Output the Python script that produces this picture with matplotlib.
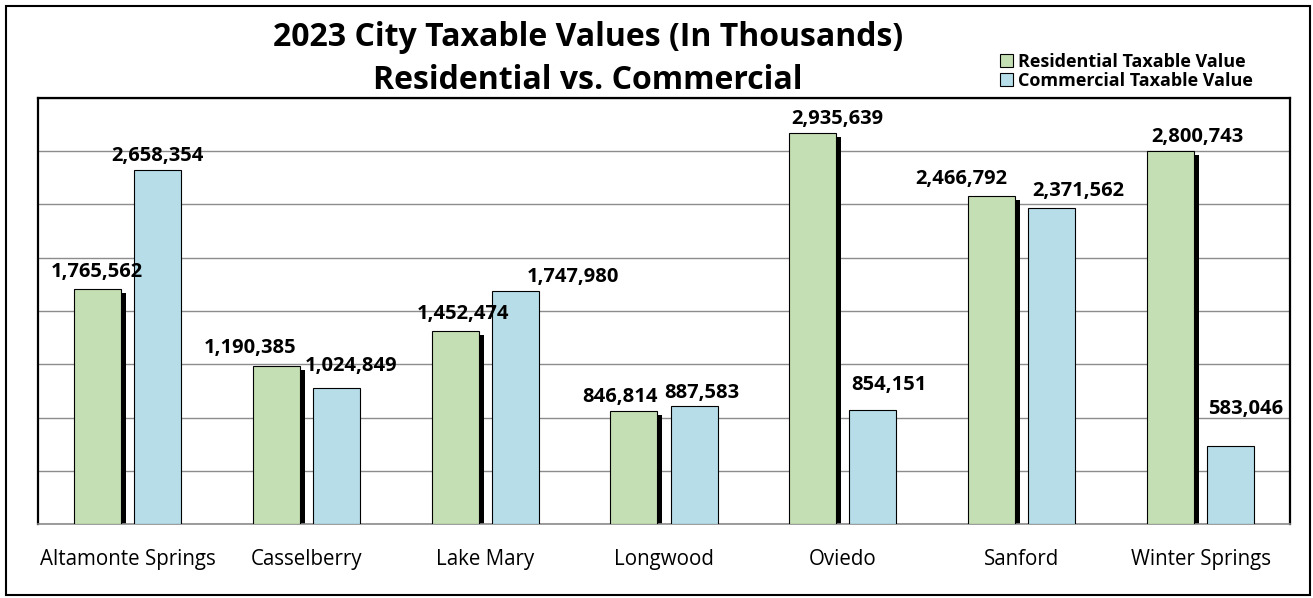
import matplotlib.pyplot as plt
import matplotlib.transforms as mtrans
from matplotlib.patches import Patch, Rectangle
import numpy as np

cities = ["Altamonte Springs", "Casselberry", "Lake Mary", "Longwood",
          "Oviedo", "Sanford", "Winter Springs"]
residential = [1765562, 1190385, 1452474, 846814, 2935639, 2466792, 2800743]
commercial = [2658354, 1024849, 1747980, 887583, 854151, 2371562, 583046]

# manual label nudges (pixels) copied from the original layout
res_off = [(-1, 17), (-26, 18), (8, 17), (-14, 14), (25, 14), (-30, 17), (27, 14)]
com_off = [(0, 14), (15, 22), (58, 14), (8, 13), (16, 25), (27, 17), (15, 37)]

green = "#c4dfb4"
blue = "#b7dde8"

fig = plt.figure(figsize=(13.13, 5.98), dpi=100)
plt.rcParams['font.family'] = ['Open Sans', 'DejaVu Sans']
ax = fig.add_axes([0.0289, 0.1237, 0.9536, 0.7125])

x = np.arange(len(cities))
w = 0.263
off = 0.168

shadow_tr = ax.transData + mtrans.ScaledTranslation(5 / 100, -4 / 100, fig.dpi_scale_trans)
shadows = ax.bar(x - off, residential, w, color="black", zorder=2)
for p in shadows:
    p.set_transform(shadow_tr)
ax.bar(x - off, residential, w, color=green, edgecolor="black", linewidth=0.8, zorder=3)
ax.bar(x + off, commercial, w, color=blue, edgecolor="black", linewidth=0.8, zorder=3)

for i in range(len(cities)):
    ax.annotate(f"{residential[i]:,}", (x[i] - off, residential[i]),
                xytext=(res_off[i][0] * 0.72, res_off[i][1] * 0.72), textcoords="offset points",
                ha="center", va="center", fontsize=14.5, fontweight="bold", zorder=5)
    ax.annotate(f"{commercial[i]:,}", (x[i] + off, commercial[i]),
                xytext=(com_off[i][0] * 0.72, com_off[i][1] * 0.72), textcoords="offset points",
                ha="center", va="center", fontsize=14.5, fontweight="bold", zorder=5)

ax.set_xlim(-0.5, len(cities) - 0.5)
ax.set_ylim(0, 3200000)
ax.set_yticks(np.arange(0, 3200001, 400000))
ax.set_yticklabels([])
ax.tick_params(axis="y", length=0)
ax.tick_params(axis="x", length=0, pad=18, labelsize=14.8)
ax.set_xticks(x)
ax.set_xticklabels(cities)
ax.yaxis.grid(True, color="#8c8c8c", linewidth=1)
ax.set_axisbelow(True)
for s in ["left", "top", "right"]:
    ax.spines[s].set_color("black")
    ax.spines[s].set_linewidth(1.6)
ax.spines["bottom"].set_color("#8c8c8c")
ax.spines["bottom"].set_linewidth(1.2)

fig.text(0.448, 0.937, "2023 City Taxable Values (In Thousands)", ha="center", va="center",
         fontsize=23, fontweight="bold")
fig.text(0.448, 0.865, "Residential vs. Commercial", ha="center", va="center",
         fontsize=23, fontweight="bold")

handles = [Patch(facecolor=green, edgecolor="black", linewidth=0.8),
           Patch(facecolor=blue, edgecolor="black", linewidth=0.8)]
fig.legend(handles, ["Residential Taxable Value", "Commercial Taxable Value"],
           loc="center", bbox_to_anchor=(0.858, 0.881), frameon=False,
           prop={"weight": "bold", "size": 13}, handlelength=0.7, handleheight=0.7,
           handletextpad=0.3, labelspacing=0.05)

fig.patches.append(Rectangle((6 / 1313, 3 / 598), 1304 / 1313, 589 / 598,
                             transform=fig.transFigure, fill=False, edgecolor="black",
                             linewidth=1.5))

fig.savefig("out.png", dpi=100)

----

- _Given instruction_: Repeat the data exactly, dropping every picture it holds.

- _Output_:
Output the Python script that produces this picture with matplotlib.
import matplotlib.pyplot as plt
import matplotlib.transforms as mtrans
from matplotlib.patches import Patch, Rectangle
import numpy as np

cities = ["Altamonte Springs", "Casselberry", "Lake Mary", "Longwood",
          "Oviedo", "Sanford", "Winter Springs"]
residential = [1765562, 1190385, 1452474, 846814, 2935639, 2466792, 2800743]
commercial = [2658354, 1024849, 1747980, 887583, 854151, 2371562, 583046]

# manual label nudges (pixels) copied from the original layout
res_off = [(-1, 17), (-26, 18), (8, 17), (-14, 14), (25, 14), (-30, 17), (27, 14)]
com_off = [(0, 14), (15, 22), (58, 14), (8, 13), (16, 25), (27, 17), (15, 37)]

green = "#c4dfb4"
blue = "#b7dde8"

fig = plt.figure(figsize=(13.13, 5.98), dpi=100)
plt.rcParams['font.family'] = ['Open Sans', 'DejaVu Sans']
ax = fig.add_axes([0.0289, 0.1237, 0.9536, 0.7125])

x = np.arange(len(cities))
w = 0.263
off = 0.168

shadow_tr = ax.transData + mtrans.ScaledTranslation(5 / 100, -4 / 100, fig.dpi_scale_trans)
shadows = ax.bar(x - off, residential, w, color="black", zorder=2)
for p in shadows:
    p.set_transform(shadow_tr)
ax.bar(x - off, residential, w, color=green, edgecolor="black", linewidth=0.8, zorder=3)
ax.bar(x + off, commercial, w, color=blue, edgecolor="black", linewidth=0.8, zorder=3)

for i in range(len(cities)):
    ax.annotate(f"{residential[i]:,}", (x[i] - off, residential[i]),
                xytext=(res_off[i][0] * 0.72, res_off[i][1] * 0.72), textcoords="offset points",
                ha="center", va="center", fontsize=14.5, fontweight="bold", zorder=5)
    ax.annotate(f"{commercial[i]:,}", (x[i] + off, commercial[i]),
                xytext=(com_off[i][0] * 0.72, com_off[i][1] * 0.72), textcoords="offset points",
                ha="center", va="center", fontsize=14.5, fontweight="bold", zorder=5)

ax.set_xlim(-0.5, len(cities) - 0.5)
ax.set_ylim(0, 3200000)
ax.set_yticks(np.arange(0, 3200001, 400000))
ax.set_yticklabels([])
ax.tick_params(axis="y", length=0)
ax.tick_params(axis="x", length=0, pad=18, labelsize=14.8)
ax.set_xticks(x)
ax.set_xticklabels(cities)
ax.yaxis.grid(True, color="#8c8c8c", linewidth=1)
ax.set_axisbelow(True)
for s in ["left", "top", "right"]:
    ax.spines[s].set_color("black")
    ax.spines[s].set_linewidth(1.6)
ax.spines["bottom"].set_color("#8c8c8c")
ax.spines["bottom"].set_linewidth(1.2)

fig.text(0.448, 0.937, "2023 City Taxable Values (In Thousands)", ha="center", va="center",
         fontsize=23, fontweight="bold")
fig.text(0.448, 0.865, "Residential vs. Commercial", ha="center", va="center",
         fontsize=23, fontweight="bold")

handles = [Patch(facecolor=green, edgecolor="black", linewidth=0.8),
           Patch(facecolor=blue, edgecolor="black", linewidth=0.8)]
fig.legend(handles, ["Residential Taxable Value", "Commercial Taxable Value"],
           loc="center", bbox_to_anchor=(0.858, 0.881), frameon=False,
           prop={"weight": "bold", "size": 13}, handlelength=0.7, handleheight=0.7,
           handletextpad=0.3, labelspacing=0.05)

fig.patches.append(Rectangle((6 / 1313, 3 / 598), 1304 / 1313, 589 / 598,
                             transform=fig.transFigure, fill=False, edgecolor="black",
                             linewidth=1.5))

fig.savefig("out.png", dpi=100)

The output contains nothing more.